[Raw records]
- - -

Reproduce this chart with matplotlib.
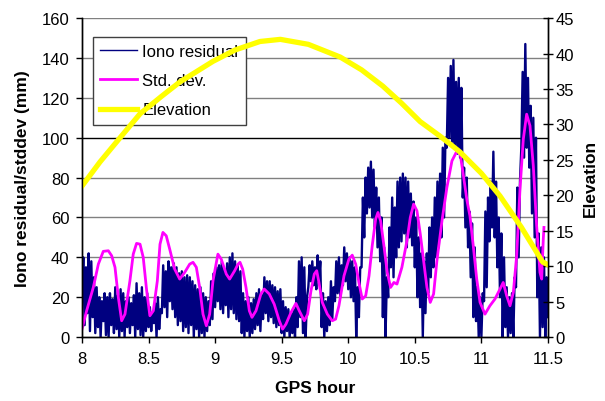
# Iono residual / std. dev. / elevation versus GPS hour
import numpy as np
import matplotlib.pyplot as plt

plt.rcParams['font.family'] = ['Liberation Sans', 'DejaVu Sans']

# Iono residual (mm), one value every 0.01 h from 8.00 to 11.50
iono_start = 8.0
iono_step = 0.01
iono = [
    18, 40, 6, 35, 12, 42, 3, 38, 10, 30,
    2, 25, 5, 20, 0, 18, 8, 22, 1, 20,
    0, 22, 6, 19, 2, 25, 4, 21, 0, 24,
    3, 22, 0, 18, 5, 20, 2, 17, 6, 21,
    0, 27, 4, 22, 1, 25, 0, 20, 3, 22,
    5, 15, 3, 12, 7, 17, 0, 20, 4, 14,
    12, 36, 15, 33, 10, 38, 18, 35, 14, 37,
    10, 35, 6, 32, 8, 33, 3, 30, 5, 31,
    2, 30, 6, 28, 0, 26, 4, 24, 0, 25,
    2, 22, 0, 20, 3, 18, 6, 28, 9, 32,
    15, 35, 18, 36, 14, 38, 12, 34, 16, 37,
    10, 40, 14, 42, 12, 38, 9, 36, 8, 33,
    2, 22, 0, 18, 3, 20, 0, 17, 2, 19,
    4, 22, 6, 24, 3, 21, 9, 30, 12, 28,
    8, 28, 10, 26, 7, 25, 5, 23, 6, 24,
    2, 18, 0, 15, 3, 14, 0, 12, 2, 14,
    0, 20, 5, 38, 10, 40, 2, 35, 0, 20,
    25, 36, 28, 38, 26, 35, 24, 41, 28, 38,
    5, 22, 0, 18, 3, 20, 6, 28, 9, 25,
    18, 38, 22, 40, 20, 36, 26, 45, 28, 42,
    24, 40, 20, 38, 18, 35, 0, 25, 10, 35,
    35, 70, 50, 80, 62, 85, 65, 88, 60, 84,
    55, 75, 45, 70, 38, 60, 10, 45, 0, 30,
    20, 55, 35, 70, 30, 65, 40, 78, 45, 80,
    48, 82, 52, 80, 45, 78, 50, 72, 46, 68,
    35, 60, 20, 50, 15, 42, 0, 38, 12, 42,
    22, 55, 30, 60, 35, 70, 40, 78, 45, 82,
    50, 95, 60, 100, 95, 130, 100, 136, 98, 139,
    95, 128, 92, 130, 90, 125, 70, 85, 55, 80,
    45, 63, 30, 57, 10, 45, 8, 25, 0, 20,
    0, 22, 18, 63, 25, 70, 48, 78, 55, 93,
    50, 78, 35, 60, 20, 52, 0, 40, 5, 25,
    0, 20, 2, 22, 0, 30, 25, 75, 40, 78,
    95, 133, 90, 147, 95, 130, 85, 116, 62, 110,
    50, 100, 20, 52, 0, 45, 5, 40, 0, 30,
    10,
]

# Std. dev. (mm)
sd_hours = [8.0, 8.035, 8.085, 8.123, 8.16, 8.198, 8.223, 8.248, 8.273, 8.298,
            8.323, 8.36, 8.385, 8.41, 8.436, 8.46, 8.486, 8.51, 8.536, 8.566,
            8.586, 8.608, 8.633, 8.659, 8.696, 8.734, 8.771, 8.809, 8.834, 8.859,
            8.884, 8.909, 8.934, 8.959, 8.984, 9.021, 9.046, 9.084, 9.109, 9.147,
            9.172, 9.187, 9.207, 9.232, 9.257, 9.277, 9.307, 9.344, 9.369, 9.407,
            9.444, 9.482, 9.507, 9.532, 9.57, 9.607, 9.632, 9.67, 9.695, 9.72,
            9.745, 9.763, 9.78, 9.805, 9.843, 9.88, 9.905, 9.93, 9.968, 10.005,
            10.03, 10.056, 10.08, 10.105, 10.131, 10.156, 10.18, 10.206, 10.223, 10.243,
            10.268, 10.293, 10.318, 10.343, 10.366, 10.403, 10.441, 10.466, 10.491, 10.516,
            10.541, 10.566, 10.591, 10.616, 10.641, 10.666, 10.704, 10.741, 10.779, 10.817,
            10.841, 10.867, 10.892, 10.914, 10.939, 10.965, 10.99, 11.027, 11.064, 11.102,
            11.14, 11.164, 11.19, 11.215, 11.24, 11.265, 11.29, 11.315, 11.34, 11.365,
            11.39, 11.415, 11.44, 11.453, 11.465, 11.47]
sd_vals = [4.0, 13.2, 24.9, 36.6, 43.0, 43.3, 40.8, 35.0, 19.9, 8.2,
           11.5, 28.2, 41.6, 47.0, 46.6, 40.0, 23.2, 10.7, 13.2, 28.2,
           46.6, 52.5, 50.8, 44.1, 34.1, 29.1, 32.4, 36.6, 37.5, 35.0,
           24.9, 11.5, 5.7, 11.5, 28.2, 41.6, 39.1, 31.6, 29.1, 33.3,
           36.6, 37.5, 34.1, 24.9, 13.2, 9.9, 13.2, 21.6, 24.1, 21.6,
           16.5, 8.2, 4.0, 6.5, 12.4, 16.9, 13.2, 8.2, 11.5, 23.2,
           31.6, 33.3, 27.4, 17.4, 11.5, 8.2, 9.0, 15.7, 30.7, 39.1,
           41.1, 36.6, 27.4, 19.1, 20.7, 30.7, 45.8, 59.2, 62.5, 58.3,
           45.8, 32.4, 24.9, 27.4, 26.6, 35.0, 48.3, 60.0, 66.7, 63.3,
           51.7, 38.3, 24.9, 17.4, 21.6, 38.3, 58.3, 75.1, 88.4, 93.4,
           91.8, 80.1, 68.4, 60.8, 45.8, 29.1, 17.4, 11.5, 15.7, 19.1,
           24.1, 27.4, 20.7, 15.7, 22.4, 40.8, 74.2, 99.3, 111.8, 106.0,
           85.9, 55.8, 32.4, 29.1, 49.1, 55.0]

# Elevation (deg)
elev_hours = [8.0, 8.135, 8.285, 8.436, 8.6, 8.736, 8.984, 9.15, 9.337, 9.49,
              9.7, 9.94, 10.1, 10.26, 10.4, 10.54, 10.7, 10.84, 11.0, 11.14,
              11.3, 11.46, 11.5]
elev_vals = [21.3, 24.7, 28.1, 31.5, 34.0, 36.0, 38.9, 40.5, 41.7, 42.0,
             41.3, 39.5, 37.7, 35.4, 33.0, 30.4, 28.2, 26.1, 23.1, 19.9,
             15.5, 10.6, 10.2]

iono_hours = iono_start + iono_step * np.arange(len(iono))

fig = plt.figure(figsize=(6.05, 4.02), dpi=100)
ax = fig.add_axes([0.1355, 0.159, 0.7702, 0.7935])
ax2 = ax.twinx()

for v in range(20, 161, 20):
    ax.axhline(v, color='black' if v == 100 else '#808080', linewidth=1, zorder=0)

l1, = ax.plot(iono_hours, iono, color='#000080', linewidth=1.7, label='Iono residual')
l2, = ax.plot(sd_hours, sd_vals, color='#FF00FF', linewidth=2.0, label='Std. dev.')
l3, = ax2.plot(elev_hours, elev_vals, color='#FFFF00', linewidth=3.8, label='Elevation')

ax.set_xlim(8, 11.5)
ax.set_ylim(0, 160)
ax2.set_ylim(0, 45)
ax.set_xticks(np.arange(8, 11.51, 0.5))
ax.set_xticklabels(['8', '8.5', '9', '9.5', '10', '10.5', '11', '11.5'])
ax.set_yticks(range(0, 161, 20))
ax2.set_yticks(range(0, 46, 5))

for a in (ax, ax2):
    a.spines['top'].set_visible(False)
    for s in ('left', 'right', 'bottom'):
        a.spines[s].set_linewidth(1.0)
ax.tick_params(axis='both', labelsize=12, direction='out', length=4, width=1)
ax.tick_params(axis='y', pad=5)
ax.tick_params(axis='x', pad=6)
ax2.tick_params(axis='y', labelsize=12, direction='inout', length=7, width=1, pad=2)

ax.set_xlabel('GPS hour', fontsize=12.5, fontweight='bold', labelpad=10)
ax.set_ylabel('Iono residual/stddev (mm)', fontsize=12.5, fontweight='bold', labelpad=8)
ax2.set_ylabel('Elevation', fontsize=12.5, fontweight='bold', labelpad=6)

# legend sits under the elevation curve, as in the original
leg = ax.legend(handles=[l1, l2, l3], loc='upper left', bbox_to_anchor=(0.0236, 0.942),
                borderaxespad=0, fontsize=12, frameon=True, fancybox=False,
                framealpha=1, edgecolor='#404040', handlelength=2.2,
                handletextpad=0.3, labelspacing=0.85, borderpad=0.45)
leg.get_frame().set_linewidth(1.0)
leg.get_lines()[0].set_linewidth(1.0)
leg.set_zorder(5)

fig.savefig('out.png', dpi=100)
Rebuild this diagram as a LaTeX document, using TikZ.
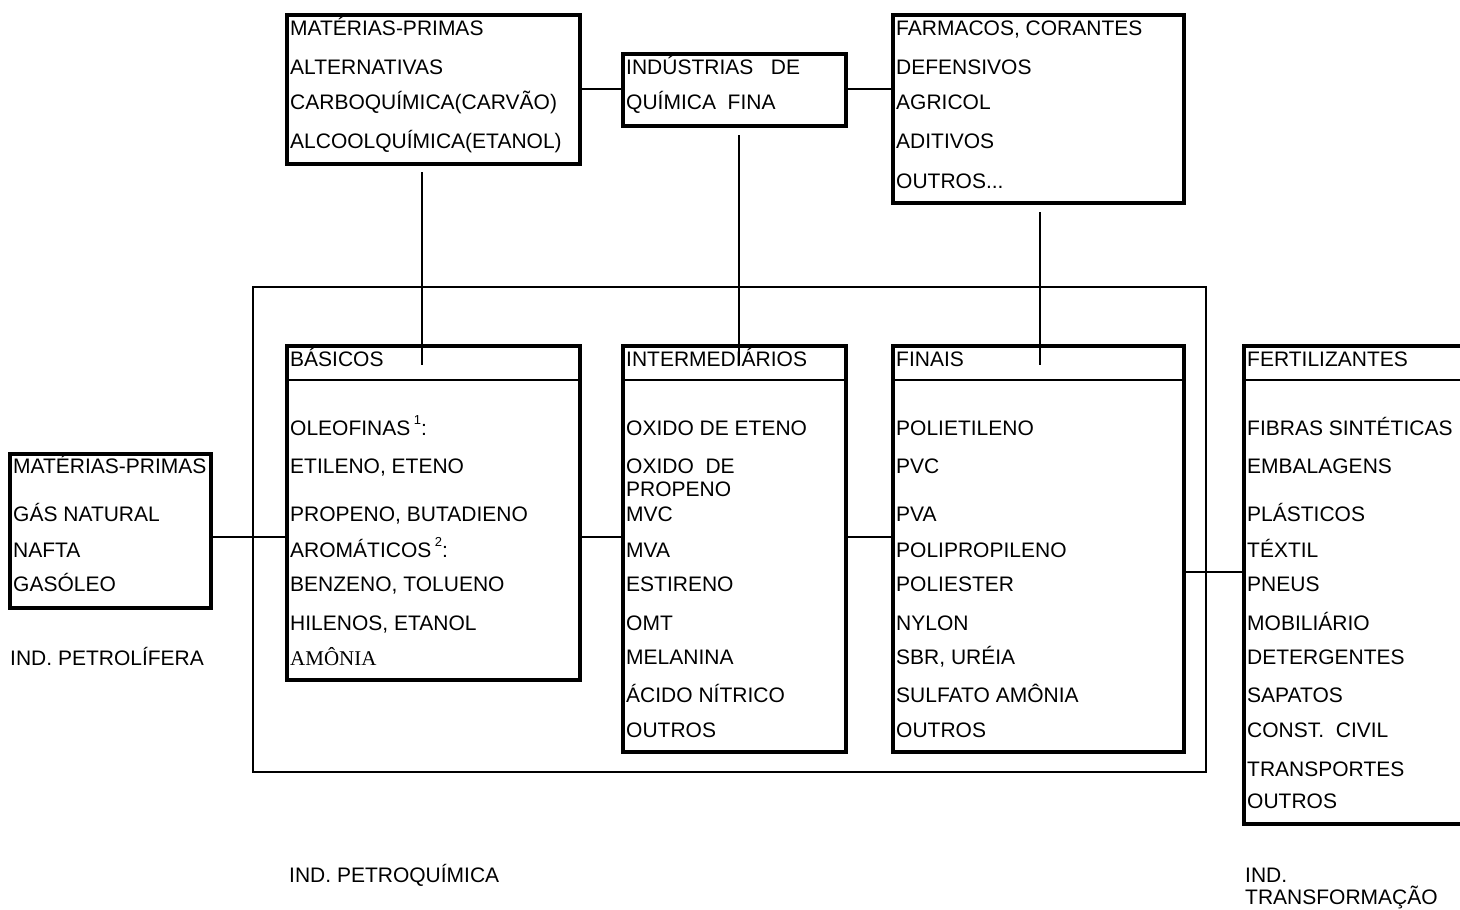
\documentclass[tikz,border=0pt]{standalone}
\usepackage{fontspec}
\setmainfont{Liberation Sans}
\newfontfamily\timesfam{Liberation Serif}
\newcommand\tx[4]{\node[txt] (#1) at (#2,#3) {#4};}
\begin{document}
\begin{tikzpicture}[x=1pt,y=-1pt,
  box/.style={draw,line width=3.5pt,anchor=north west,inner sep=0pt,outer sep=0pt},
  txt/.style={anchor=base west,inner sep=0pt,font=\fontsize{21}{25}\selectfont},
  conn/.style={line width=1.6pt},
  hdr/.style={line width=2pt},
  frame/.style={draw,line width=1.5pt,anchor=north west,inner sep=0pt,outer sep=0pt}]
\useasboundingbox (0,0) rectangle (1460,910);
% boxes
\node[box,minimum width=293pt,minimum height=149pt] (alt) at (287,15) {};
\node[box,minimum width=223pt,minimum height=72pt] (fina) at (623,54) {};
\node[box,minimum width=291pt,minimum height=188pt] (farm) at (893,15) {};
\node[frame,minimum width=953pt,minimum height=485pt] (outer) at (253,287) {};
\node[box,minimum width=293pt,minimum height=334pt] (bas) at (287,346) {};
\node[box,minimum width=223pt,minimum height=406pt] (inter) at (623,346) {};
\node[box,minimum width=291pt,minimum height=406pt] (fin) at (893,346) {};
\node[box,minimum width=218pt,minimum height=478pt] (fert) at (1244,346) {};
\node[box,minimum width=201pt,minimum height=154pt] (mp) at (10,454) {};
% helper coordinates
\coordinate (y380) at (0,380);
\coordinate (y537) at (0,537);
\coordinate (y572) at (0,572);
\coordinate (y89) at (0,89);
\coordinate (va1) at (422,172);
\coordinate (va2) at (422,365);
\coordinate (vb1) at (739,135);
\coordinate (vb2) at (739,365);
\coordinate (vc1) at (1040,212);
\coordinate (vc2) at (1040,365);
% header lines
\draw[hdr] (bas.west |- y380) -- (bas.east |- y380);
\draw[hdr] (inter.west |- y380) -- (inter.east |- y380);
\draw[hdr] (fin.west |- y380) -- (fin.east |- y380);
\draw[hdr] (fert.west |- y380) -- (fert.east |- y380);
% connectors
\draw[conn] (alt.east |- y89) -- (fina.west |- y89);
\draw[conn] (fina.east |- y89) -- (farm.west |- y89);
\draw[conn] (va1) -- (va2);
\draw[conn] (vb1) -- (vb2);
\draw[conn] (vc1) -- (vc2);
\draw[conn] (mp.east |- y537) -- (bas.west |- y537);
\draw[conn] (bas.east |- y537) -- (inter.west |- y537);
\draw[conn] (inter.east |- y537) -- (fin.west |- y537);
\draw[conn] (fin.east |- y572) -- (fert.west |- y572);
% texts: alternatives
\tx{alt1}{290}{35}{MATÉRIAS-PRIMAS}
\tx{alt2}{290}{74}{ALTERNATIVAS}
\tx{alt3}{290}{109}{CARBOQUÍMICA(CARVÃO)}
\tx{alt4}{290}{148}{ALCOOLQUÍMICA(ETANOL)}
% fina
\tx{fina1}{626}{74}{INDÚSTRIAS\ \ \ DE}
\tx{fina2}{626}{109}{QUÍMICA\ \ FINA}
% farm
\tx{farm1}{896}{35}{FARMACOS, CORANTES}
\tx{farm2}{896}{74}{DEFENSIVOS}
\tx{farm3}{896}{109}{AGRICOL}
\tx{farm4}{896}{148}{ADITIVOS}
\tx{farm5}{896}{188}{OUTROS...}
% basicos
\tx{bas0}{290}{366}{BÁSICOS}
\tx{bas1}{290}{435}{OLEOFINAS\,\raisebox{0.5em}{\fontsize{13}{13}\selectfont 1}:}
\tx{bas2}{290}{473}{ETILENO, ETENO}
\tx{bas3}{290}{521}{PROPENO, BUTADIENO}
\tx{bas4}{290}{557}{AROMÁTICOS\,\raisebox{0.5em}{\fontsize{13}{13}\selectfont 2}:}
\tx{bas5}{290}{591}{BENZENO, TOLUENO}
\tx{bas6}{290}{630}{HILENOS, ETANOL}
\tx{bas7}{290}{665}{\timesfam AMÔNIA}
% intermediarios
\tx{int0}{626}{366}{INTERMEDIÁRIOS}
\tx{int1}{626}{435}{OXIDO DE ETENO}
\tx{int2}{626}{473}{OXIDO\ \ DE}
\tx{int3}{626}{496}{PROPENO}
\tx{int4}{626}{521}{MVC}
\tx{int5}{626}{557}{MVA}
\tx{int6}{626}{591}{ESTIRENO}
\tx{int7}{626}{630}{OMT}
\tx{int8}{626}{664}{MELANINA}
\tx{int9}{626}{702}{ÁCIDO NÍTRICO}
\tx{int10}{626}{737}{OUTROS}
% finais
\tx{fin0}{896}{366}{FINAIS}
\tx{fin1}{896}{435}{POLIETILENO}
\tx{fin2}{896}{473}{PVC}
\tx{fin3}{896}{521}{PVA}
\tx{fin4}{896}{557}{POLIPROPILENO}
\tx{fin5}{896}{591}{POLIESTER}
\tx{fin6}{896}{630}{NYLON}
\tx{fin7}{896}{664}{SBR, URÉIA}
\tx{fin8}{896}{702}{SULFATO AMÔNIA}
\tx{fin9}{896}{737}{OUTROS}
% fertilizantes
\tx{fert0}{1247}{366}{FERTILIZANTES}
\tx{fert1}{1247}{435}{FIBRAS SINTÉTICAS}
\tx{fert2}{1247}{473}{EMBALAGENS}
\tx{fert3}{1247}{521}{PLÁSTICOS}
\tx{fert4}{1247}{557}{TÉXTIL}
\tx{fert5}{1247}{591}{PNEUS}
\tx{fert6}{1247}{630}{MOBILIÁRIO}
\tx{fert7}{1247}{664}{DETERGENTES}
\tx{fert8}{1247}{702}{SAPATOS}
\tx{fert9}{1247}{737}{CONST.\ \ CIVIL}
\tx{fert10}{1247}{776}{TRANSPORTES}
\tx{fert11}{1247}{808}{OUTROS}
% materias-primas
\tx{mp1}{13}{473}{MATÉRIAS-PRIMAS}
\tx{mp2}{13}{521}{GÁS NATURAL}
\tx{mp3}{13}{557}{NAFTA}
\tx{mp4}{13}{591}{GASÓLEO}
% captions
\tx{cap1}{10}{665}{IND. PETROLÍFERA}
\tx{cap2}{289}{882}{IND. PETROQUÍMICA}
\tx{cap3}{1245}{882}{IND.}
\tx{cap4}{1245}{904}{TRANSFORMAÇÃO}
\end{tikzpicture}
\end{document}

- - -

▶ **What needs to be done**:
Only lines belong in the copy: transcribe those from the start of the data through the line that contains "plt.rcParams['font.family'] = ['Liberation", and skip the pictures.

▶ **Solution for this exercise**:
Reproduce this chart with matplotlib.
# Iono residual / std. dev. / elevation versus GPS hour
import numpy as np
import matplotlib.pyplot as plt

plt.rcParams['font.family'] = ['Liberation Sans', 'DejaVu Sans']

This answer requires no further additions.